## Information supplied
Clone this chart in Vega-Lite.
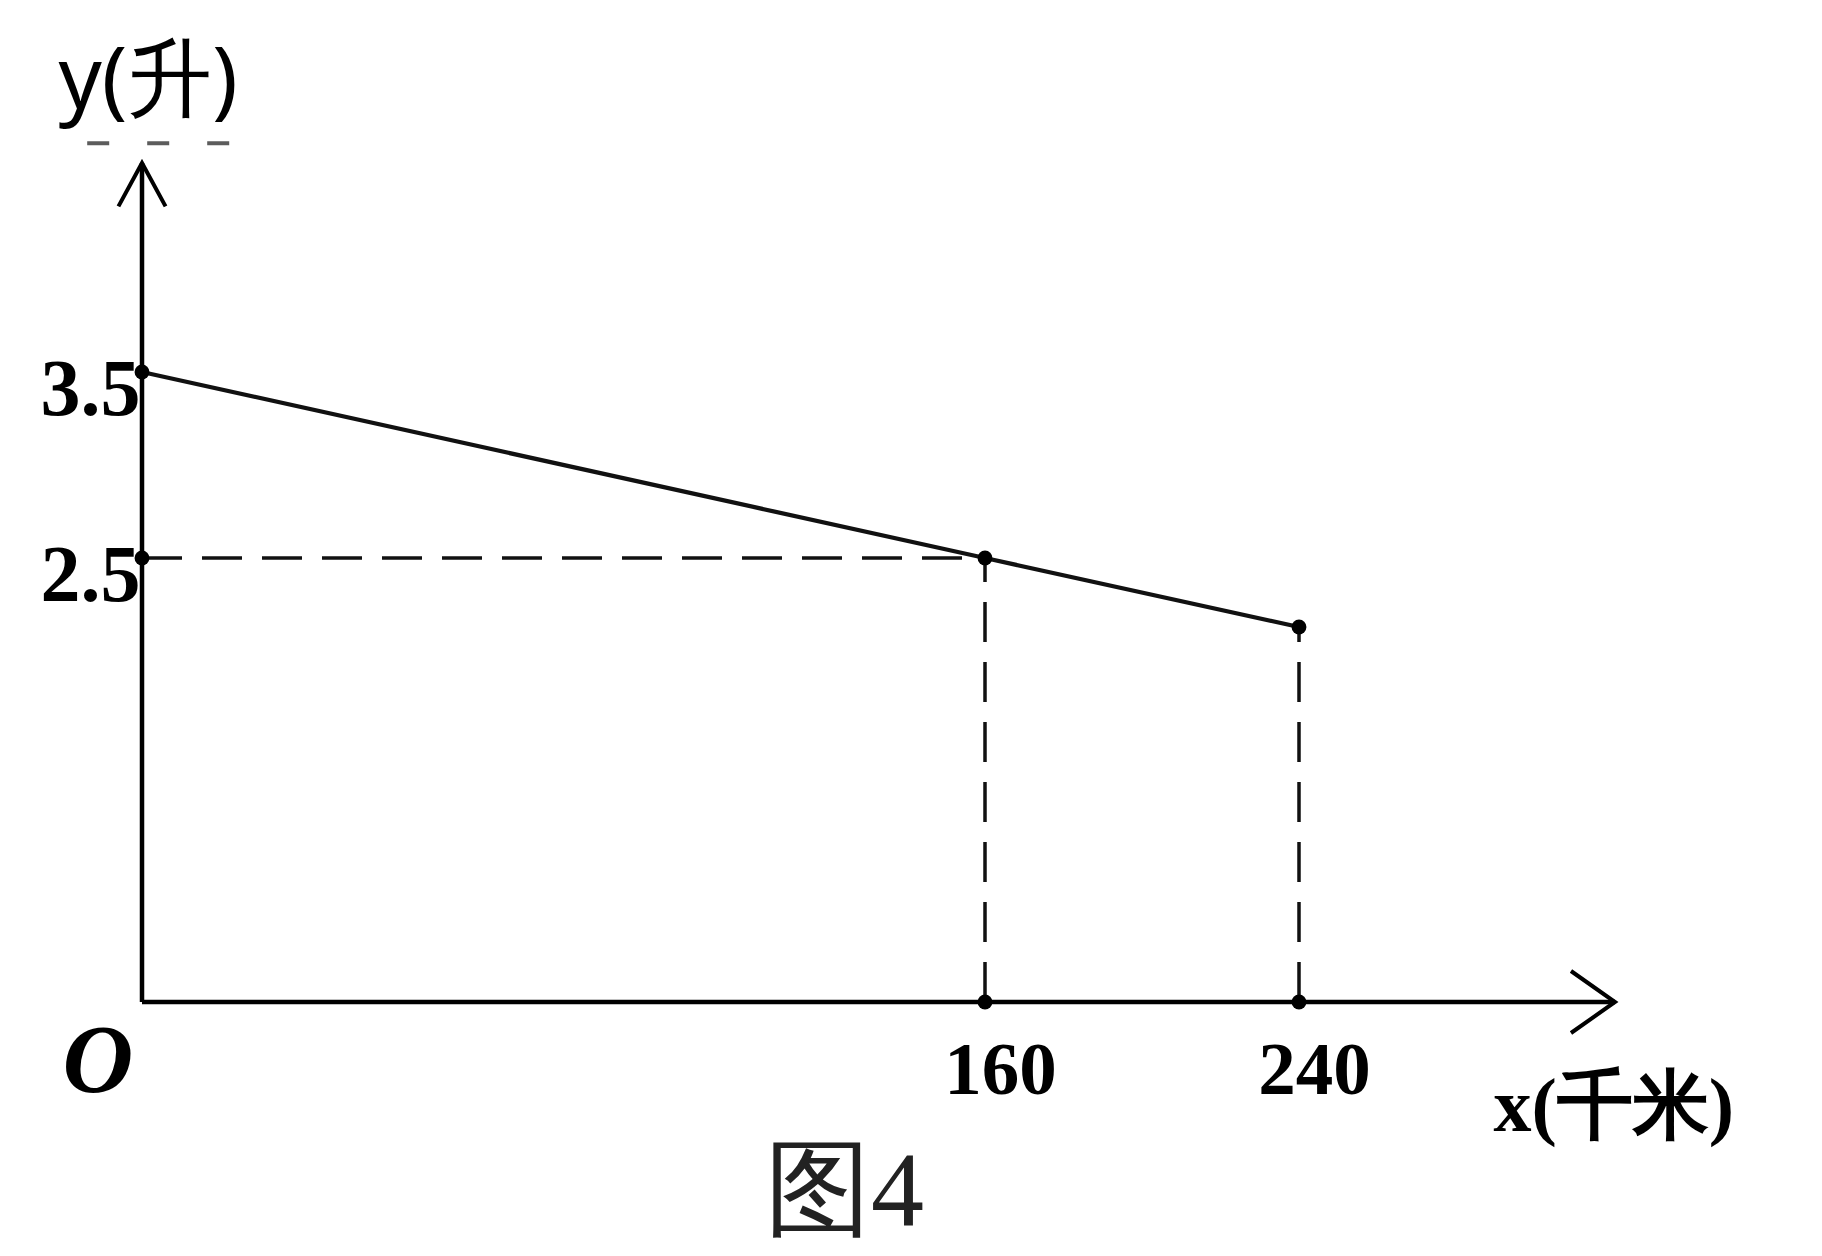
{
  "$schema": "https://vega.github.io/schema/vega-lite/v6.json",
  "width": 1473,
  "height": 839,
  "autosize": {"type": "none"},
  "padding": {"left": 142, "top": 163, "right": 207, "bottom": 254},
  "background": "white",
  "config": {"view": {"stroke": null}},
  "title": {"text": "图4", "orient": "bottom", "anchor": "middle", "frame": "group", "font": "Liberation Serif", "fontSize": 106, "fontWeight": "normal", "color": "#222", "offset": -4, "dx": -34},
  "datasets": {
    "axesLines": [
      {"x": 0, "y": 0, "x2": 320, "y2": 0},
      {"x": 0, "y": 0, "x2": 0, "y2": 4.66}
    ],
    "dashes": [
      {"x": 0, "y": 2.5, "x2": 160, "y2": 2.5},
      {"x": 160, "y": 0, "x2": 160, "y2": 2.5},
      {"x": 240, "y": 0, "x2": 240, "y2": 2.0}
    ],
    "topDash": [
      {"x": -10.4, "y": 4.77, "x2": 21.8, "y2": 4.77}
    ],
    "fuel": [
      {"x": 0, "y": 3.5},
      {"x": 160, "y": 2.5},
      {"x": 240, "y": 2.0}
    ],
    "dots": [
      {"x": 0, "y": 3.5},
      {"x": 0, "y": 2.5},
      {"x": 160, "y": 2.5},
      {"x": 240, "y": 2.0},
      {"x": 160, "y": 0},
      {"x": 240, "y": 0}
    ],
    "arrows": [
      {"x": 320, "y": 0, "dir": "right"},
      {"x": 0, "y": 4.66, "dir": "up"}
    ],
    "origin": [
      {"x": 0, "y": 0, "label": "O"}
    ]
  },
  "layer": [
    {
      "data": {"name": "axesLines"},
      "mark": {"type": "rule", "color": "black", "strokeWidth": 4.5},
      "encoding": {
        "x": {"field": "x", "type": "quantitative",
          "scale": {"type": "linear", "domain": [0, 160, 240, 320], "range": [0, 843, 1157, 1473], "nice": false, "zero": false},
          "axis": {"values": [160, 240], "domain": false, "ticks": false, "grid": false, "labelOverlap": false,
            "labelFont": "Liberation Serif", "labelFontWeight": "bold", "labelFontSize": 75, "labelColor": "black",
            "labelPadding": 32, "labelOffset": 15,
            "title": "x(千米)", "titleFont": "Liberation Serif", "titleFontWeight": "bold", "titleFontSize": 76, "titleColor": "black",
            "titleAlign": "left", "titleBaseline": "alphabetic", "titleX": 1351, "titleY": 128}},
        "x2": {"field": "x2"},
        "y": {"field": "y", "type": "quantitative",
          "scale": {"type": "linear", "domain": [0, 2, 2.5, 3.5, 4.66], "range": [839, 464, 395, 209, 0], "nice": false, "zero": false},
          "axis": {"values": [2.5, 3.5], "format": ".1f", "domain": false, "ticks": false, "grid": false, "labelOverlap": false,
            "labelFont": "Liberation Serif", "labelFontWeight": "bold", "labelFontSize": 80, "labelColor": "black",
            "labelPadding": 2, "labelOffset": 18,
            "title": "y(升)", "titleFont": "Noto Sans", "titleFontWeight": "normal", "titleFontSize": 85, "titleColor": "black",
            "titleAngle": 0, "titleAlign": "left", "titleBaseline": "alphabetic", "titleX": -84, "titleY": -56}},
        "y2": {"field": "y2"}
      }
    },
    {
      "data": {"name": "dashes"},
      "mark": {"type": "rule", "color": "#111", "strokeWidth": 3.5, "strokeDash": [40, 20]},
      "encoding": {
        "x": {"field": "x", "type": "quantitative", "scale": {"type": "linear", "domain": [0, 160, 240, 320], "range": [0, 843, 1157, 1473], "nice": false, "zero": false}},
        "x2": {"field": "x2"},
        "y": {"field": "y", "type": "quantitative", "scale": {"type": "linear", "domain": [0, 2, 2.5, 3.5, 4.66], "range": [839, 464, 395, 209, 0], "nice": false, "zero": false}},
        "y2": {"field": "y2"}
      }
    },
    {
      "data": {"name": "topDash"},
      "mark": {"type": "rule", "color": "#333", "strokeWidth": 4, "strokeDash": [22, 38], "opacity": 0.8},
      "encoding": {
        "x": {"field": "x", "type": "quantitative", "scale": {"type": "linear", "domain": [0, 160, 240, 320], "range": [0, 843, 1157, 1473], "nice": false, "zero": false}},
        "x2": {"field": "x2"},
        "y": {"field": "y", "type": "quantitative", "scale": {"type": "linear", "domain": [0, 2, 2.5, 3.5, 4.66], "range": [839, 464, 395, 209, 0], "nice": false, "zero": false}},
        "y2": {"field": "y2"}
      }
    },
    {
      "data": {"name": "fuel"},
      "mark": {"type": "line", "color": "#111", "strokeWidth": 4.2},
      "encoding": {
        "x": {"field": "x", "type": "quantitative", "scale": {"type": "linear", "domain": [0, 160, 240, 320], "range": [0, 843, 1157, 1473], "nice": false, "zero": false}},
        "y": {"field": "y", "type": "quantitative", "scale": {"type": "linear", "domain": [0, 2, 2.5, 3.5, 4.66], "range": [839, 464, 395, 209, 0], "nice": false, "zero": false}}
      }
    },
    {
      "data": {"name": "dots"},
      "mark": {"type": "point", "filled": true, "color": "black", "size": 220, "opacity": 1},
      "encoding": {
        "x": {"field": "x", "type": "quantitative", "scale": {"type": "linear", "domain": [0, 160, 240, 320], "range": [0, 843, 1157, 1473], "nice": false, "zero": false}},
        "y": {"field": "y", "type": "quantitative", "scale": {"type": "linear", "domain": [0, 2, 2.5, 3.5, 4.66], "range": [839, 464, 395, 209, 0], "nice": false, "zero": false}}
      }
    },
    {
      "data": {"name": "arrows"},
      "mark": {"type": "point", "filled": false, "color": "black", "strokeWidth": 4, "size": 3844, "opacity": 1},
      "encoding": {
        "x": {"field": "x", "type": "quantitative", "scale": {"type": "linear", "domain": [0, 160, 240, 320], "range": [0, 843, 1157, 1473], "nice": false, "zero": false}},
        "y": {"field": "y", "type": "quantitative", "scale": {"type": "linear", "domain": [0, 2, 2.5, 3.5, 4.66], "range": [839, 464, 395, 209, 0], "nice": false, "zero": false}},
        "shape": {"field": "dir", "type": "nominal", "scale": {"domain": ["right", "up"], "range": ["M-1.42,-1L0,0L-1.42,1", "M-0.76,1.4L0,0L0.76,1.4"]}, "legend": null}
      }
    },
    {
      "data": {"name": "origin"},
      "mark": {"type": "text", "font": "Liberation Serif", "fontStyle": "italic", "fontWeight": "bold", "fontSize": 98, "color": "black", "align": "center", "baseline": "middle", "dx": -44, "dy": 61},
      "encoding": {
        "x": {"field": "x", "type": "quantitative", "scale": {"type": "linear", "domain": [0, 160, 240, 320], "range": [0, 843, 1157, 1473], "nice": false, "zero": false}},
        "y": {"field": "y", "type": "quantitative", "scale": {"type": "linear", "domain": [0, 2, 2.5, 3.5, 4.66], "range": [839, 464, 395, 209, 0], "nice": false, "zero": false}},
        "text": {"field": "label"}
      }
    }
  ]
}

## Given exercise
Omit any images, then output the listing exactly.

## Exercise response
Clone this chart in Vega-Lite.
{
  "$schema": "https://vega.github.io/schema/vega-lite/v6.json",
  "width": 1473,
  "height": 839,
  "autosize": {"type": "none"},
  "padding": {"left": 142, "top": 163, "right": 207, "bottom": 254},
  "background": "white",
  "config": {"view": {"stroke": null}},
  "title": {"text": "图4", "orient": "bottom", "anchor": "middle", "frame": "group", "font": "Liberation Serif", "fontSize": 106, "fontWeight": "normal", "color": "#222", "offset": -4, "dx": -34},
  "datasets": {
    "axesLines": [
      {"x": 0, "y": 0, "x2": 320, "y2": 0},
      {"x": 0, "y": 0, "x2": 0, "y2": 4.66}
    ],
    "dashes": [
      {"x": 0, "y": 2.5, "x2": 160, "y2": 2.5},
      {"x": 160, "y": 0, "x2": 160, "y2": 2.5},
      {"x": 240, "y": 0, "x2": 240, "y2": 2.0}
    ],
    "topDash": [
      {"x": -10.4, "y": 4.77, "x2": 21.8, "y2": 4.77}
    ],
    "fuel": [
      {"x": 0, "y": 3.5},
      {"x": 160, "y": 2.5},
      {"x": 240, "y": 2.0}
    ],
    "dots": [
      {"x": 0, "y": 3.5},
      {"x": 0, "y": 2.5},
      {"x": 160, "y": 2.5},
      {"x": 240, "y": 2.0},
      {"x": 160, "y": 0},
      {"x": 240, "y": 0}
    ],
    "arrows": [
      {"x": 320, "y": 0, "dir": "right"},
      {"x": 0, "y": 4.66, "dir": "up"}
    ],
    "origin": [
      {"x": 0, "y": 0, "label": "O"}
    ]
  },
  "layer": [
    {
      "data": {"name": "axesLines"},
      "mark": {"type": "rule", "color": "black", "strokeWidth": 4.5},
      "encoding": {
        "x": {"field": "x", "type": "quantitative",
          "scale": {"type": "linear", "domain": [0, 160, 240, 320], "range": [0, 843, 1157, 1473], "nice": false, "zero": false},
          "axis": {"values": [160, 240], "domain": false, "ticks": false, "grid": false, "labelOverlap": false,
            "labelFont": "Liberation Serif", "labelFontWeight": "bold", "labelFontSize": 75, "labelColor": "black",
            "labelPadding": 32, "labelOffset": 15,
            "title": "x(千米)", "titleFont": "Liberation Serif", "titleFontWeight": "bold", "titleFontSize": 76, "titleColor": "black",
            "titleAlign": "left", "titleBaseline": "alphabetic", "titleX": 1351, "titleY": 128}},
        "x2": {"field": "x2"},
        "y": {"field": "y", "type": "quantitative",
          "scale": {"type": "linear", "domain": [0, 2, 2.5, 3.5, 4.66], "range": [839, 464, 395, 209, 0], "nice": false, "zero": false},
          "axis": {"values": [2.5, 3.5], "format": ".1f", "domain": false, "ticks": false, "grid": false, "labelOverlap": false,
            "labelFont": "Liberation Serif", "labelFontWeight": "bold", "labelFontSize": 80, "labelColor": "black",
            "labelPadding": 2, "labelOffset": 18,
            "title": "y(升)", "titleFont": "Noto Sans", "titleFontWeight": "normal", "titleFontSize": 85, "titleColor": "black",
            "titleAngle": 0, "titleAlign": "left", "titleBaseline": "alphabetic", "titleX": -84, "titleY": -56}},
        "y2": {"field": "y2"}
      }
    },
    {
      "data": {"name": "dashes"},
      "mark": {"type": "rule", "color": "#111", "strokeWidth": 3.5, "strokeDash": [40, 20]},
      "encoding": {
        "x": {"field": "x", "type": "quantitative", "scale": {"type": "linear", "domain": [0, 160, 240, 320], "range": [0, 843, 1157, 1473], "nice": false, "zero": false}},
        "x2": {"field": "x2"},
        "y": {"field": "y", "type": "quantitative", "scale": {"type": "linear", "domain": [0, 2, 2.5, 3.5, 4.66], "range": [839, 464, 395, 209, 0], "nice": false, "zero": false}},
        "y2": {"field": "y2"}
      }
    },
    {
      "data": {"name": "topDash"},
      "mark": {"type": "rule", "color": "#333", "strokeWidth": 4, "strokeDash": [22, 38], "opacity": 0.8},
      "encoding": {
        "x": {"field": "x", "type": "quantitative", "scale": {"type": "linear", "domain": [0, 160, 240, 320], "range": [0, 843, 1157, 1473], "nice": false, "zero": false}},
        "x2": {"field": "x2"},
        "y": {"field": "y", "type": "quantitative", "scale": {"type": "linear", "domain": [0, 2, 2.5, 3.5, 4.66], "range": [839, 464, 395, 209, 0], "nice": false, "zero": false}},
        "y2": {"field": "y2"}
      }
    },
    {
      "data": {"name": "fuel"},
      "mark": {"type": "line", "color": "#111", "strokeWidth": 4.2},
      "encoding": {
        "x": {"field": "x", "type": "quantitative", "scale": {"type": "linear", "domain": [0, 160, 240, 320], "range": [0, 843, 1157, 1473], "nice": false, "zero": false}},
        "y": {"field": "y", "type": "quantitative", "scale": {"type": "linear", "domain": [0, 2, 2.5, 3.5, 4.66], "range": [839, 464, 395, 209, 0], "nice": false, "zero": false}}
      }
    },
    {
      "data": {"name": "dots"},
      "mark": {"type": "point", "filled": true, "color": "black", "size": 220, "opacity": 1},
      "encoding": {
        "x": {"field": "x", "type": "quantitative", "scale": {"type": "linear", "domain": [0, 160, 240, 320], "range": [0, 843, 1157, 1473], "nice": false, "zero": false}},
        "y": {"field": "y", "type": "quantitative", "scale": {"type": "linear", "domain": [0, 2, 2.5, 3.5, 4.66], "range": [839, 464, 395, 209, 0], "nice": false, "zero": false}}
      }
    },
    {
      "data": {"name": "arrows"},
      "mark": {"type": "point", "filled": false, "color": "black", "strokeWidth": 4, "size": 3844, "opacity": 1},
      "encoding": {
        "x": {"field": "x", "type": "quantitative", "scale": {"type": "linear", "domain": [0, 160, 240, 320], "range": [0, 843, 1157, 1473], "nice": false, "zero": false}},
        "y": {"field": "y", "type": "quantitative", "scale": {"type": "linear", "domain": [0, 2, 2.5, 3.5, 4.66], "range": [839, 464, 395, 209, 0], "nice": false, "zero": false}},
        "shape": {"field": "dir", "type": "nominal", "scale": {"domain": ["right", "up"], "range": ["M-1.42,-1L0,0L-1.42,1", "M-0.76,1.4L0,0L0.76,1.4"]}, "legend": null}
      }
    },
    {
      "data": {"name": "origin"},
      "mark": {"type": "text", "font": "Liberation Serif", "fontStyle": "italic", "fontWeight": "bold", "fontSize": 98, "color": "black", "align": "center", "baseline": "middle", "dx": -44, "dy": 61},
      "encoding": {
        "x": {"field": "x", "type": "quantitative", "scale": {"type": "linear", "domain": [0, 160, 240, 320], "range": [0, 843, 1157, 1473], "nice": false, "zero": false}},
        "y": {"field": "y", "type": "quantitative", "scale": {"type": "linear", "domain": [0, 2, 2.5, 3.5, 4.66], "range": [839, 464, 395, 209, 0], "nice": false, "zero": false}},
        "text": {"field": "label"}
      }
    }
  ]
}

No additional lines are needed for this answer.